En fin de matinée, plusieurs centaines de milliers de personnes se pressaient au pied d'une estrade dans l'attente du message du chef kurde, en agitant des banderoles proclamant "dans la paix comme dans la guerre, nous sommes avec toi, chef" ou en chantant "longue vie à notre chef Apo", le surnom d'Abdullah Oglan.
"La paix, je veux y croire. J'ai un fils dans les montagnes et un autre à l'armée. Il faut que ça cesse, il faut que les mères arrêtent de pleurer", a confié Ahmet Kaplan, un vieux paysan venu d'un village proche de Diyarbakir.
"A mon avis, il n'y aura pas de paix. Il y a de la tromperie dans tout ça", a pour sa part tranché un jeune homme brandissant un drapeau du PKK, "dans le passé aussi on nous a fait des promesses et on n'a rien obtenu".
A quatre reprises déjà depuis le début de sa rébellion en 1984, Abdullah Oglan a proclamé des cessez-le-feu unilatéraux. Jamais jusque-là ils n'ont permis de déboucher sur une solution à ce conflit qui a fait plus de 45.000 morts.
Bonne volonté
Cette fois, le gouvernement comme les rebelles semblent déterminés à parvenir à la paix. "Il est temps de dire adieu aux armes", a confié M. Oglan à ses récents visiteurs. Le Premier ministre Recep Tayyip Erdogan a répété de son côté qu'il était prêt à tout faire pour que les armes se taisent, même à "avaler du poison".
Le fil de leur dialogue a été renoué à la fin de l'automne dernier, au terme d'une année de combats particulièrement meurtriers et d'une longue grève de la faim de détenus kurdes interrompue sur ordre du chef du PKK.
Depuis, les gestes de bonne volonté se sont enchaînés. Ankara a levé l'isolement imposé à Abdullah Oglan et déposé au Parlement un "paquet" législatif qui doit permettre la remise en liberté de centaines de Kurdes incarcérés pour leurs liens avec le PKK.
En retour, le mouvement rebelle, considéré comme une organisation terroriste en Turquie et dans de nombreux pays occidentaux, a libéré la semaine dernière huit prisonniers turcs détenus en Irak.
Malgré ce climat favorable, les obstacles sur le chemin d'une paix restent très nombreux.

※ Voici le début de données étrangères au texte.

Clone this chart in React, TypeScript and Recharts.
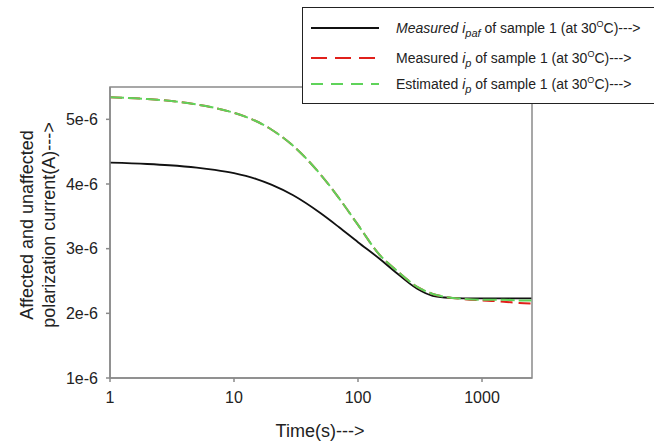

A commencer par le sort réservé à Abdullah Oglan. Ankara a écarté toute idée d'amnistie générale mais les Kurdes insistent pour sa remise en liberté ou, à défaut, son assignation à résidence.
Le processus de paix ne fait pas non plus l'unanimité. Une majorité de Turcs rejettent l'idée d'une négociation directe avec Abdullah Oglan, largement considéré comme un "terroriste" ou un "tueur d'enfants".
Malgré ses dénégations, l'opposition soupçonne aussi M. Erdogan d'arrière-pensées plus politiciennes. En clair, de vouloir accorder des droits aux Kurdes en échange de leur soutien à un projet de Constitution renforçant les pouvoirs du président. Contraint de quitter la tête du gouvernement en 2015, le Premier ministre ne cache pas son intention de briguer la magistrature suprême en 2014.
Signe que l'appel à la paix attendu du chef du PKK suscite des tensions dans ses propres troupes, des affrontements ont opposé jeudi matin les forces de l'ordre et des manifestants kurdes dans la ville de Sirnak, près de la frontière irakienne.